Source : Channel NewsAsia, 26 February 2008
Ratings agency Moody's Investors Service has placed two key debt ratings for Macquarie MEAG Prime REIT (MMP REIT) under review for possible downgrade.
The ratings in question are MMP REIT's Baa1 corporate family and Baa2 senior unsecured debt ratings.
Moody's says the move has been prompted by MMP's announcement on 19 February to undertake a comprehensive strategic review of the REIT.
The review seeks to address the trust's underperforming unit price against the underlying value of its assets, given Macquarie Bank's intentions to dispose off its entire 26 percent stake.
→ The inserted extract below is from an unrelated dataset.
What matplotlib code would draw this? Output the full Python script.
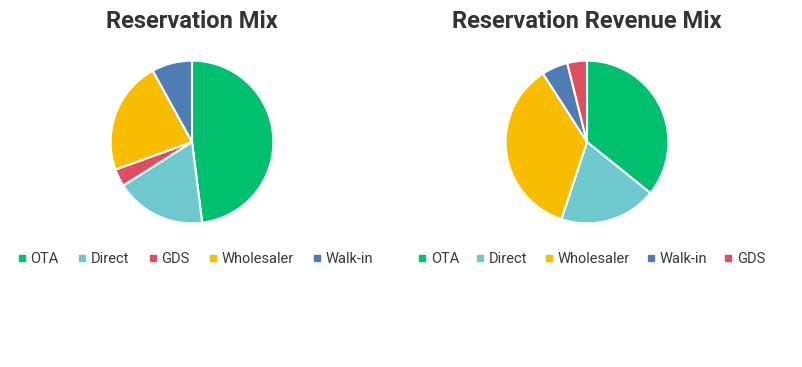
import matplotlib.pyplot as plt
from matplotlib.lines import Line2D

plt.rcParams['font.family'] = ['Roboto', 'DejaVu Sans']

# Reservation mix (share of bookings, %)
mix_labels = ['OTA', 'Direct', 'GDS', 'Wholesaler', 'Walk-in']
mix_values = [48.0, 18.0, 3.5, 22.5, 8.0]

# Reservation revenue mix (share of revenue, %)
rev_labels = ['OTA', 'Direct', 'Wholesaler', 'Walk-in', 'GDS']
rev_values = [35.8, 19.3, 35.8, 5.2, 3.9]

colors = {
    'OTA': '#00BF6F',
    'Direct': '#6DC9CD',
    'GDS': '#DF4E60',
    'Wholesaler': '#F9BD00',
    'Walk-in': '#4E7DB6',
}

W, H = 803, 367
fig = plt.figure(figsize=(W / 100, H / 100), dpi=100)
fig.patch.set_facecolor('white')


def draw_pie(cx, cy, r, labels, values, title, legend_cx, colspace):
    ax = fig.add_axes([(cx - r) / W, 1 - (cy + r) / H, 2 * r / W, 2 * r / H])
    ax.pie(values, colors=[colors[l] for l in labels], startangle=90,
           counterclock=False,
           wedgeprops=dict(edgecolor='white', linewidth=1.5))
    ax.set_xlim(-1.02, 1.02)
    ax.set_ylim(-1.02, 1.02)
    fig.text(cx / W, 1 - 22 / H, title, ha='center', va='center',
             fontsize=17, fontweight='bold', color='#333333')
    handles = [Line2D([], [], marker='s', linestyle='none', markersize=5,
                      markerfacecolor=colors[l], markeredgecolor=colors[l])
               for l in labels]
    fig.legend(handles, labels, loc='center', ncol=len(labels),
               bbox_to_anchor=(legend_cx / W, 1 - 259 / H), frameon=False,
               fontsize=10.5, labelcolor='#383838', handletextpad=0.1,
               columnspacing=colspace, handlelength=1.0)


draw_pie(192, 142, 83, mix_labels, mix_values, 'Reservation Mix', 194, 1.1)
draw_pie(587, 142, 83, rev_labels, rev_values, 'Reservation Revenue Mix',
         590, 0.95)

fig.savefig('out.png', dpi=100)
Moody's says the strategic review raises considerable uncertainty around the asset profile and ownership structure of the REIT.
According to Moody's, it has jeopardised MMP's progress to raise medium-term financing to take out short term loans totalling S$235 million that fall due over the next 7 months, of which nearly 80 percent matures in May 2008.
But Moody's believes that MMP should be well placed to arrange for the loans to be extended given the good stable of quality assets held and managed by the REIT, as well as the relative low leverage of the REIT.
However, the trust's ratings will come under further pressure if rollovers on the bridge loans that fall due in end-May are not obtained by mid-March.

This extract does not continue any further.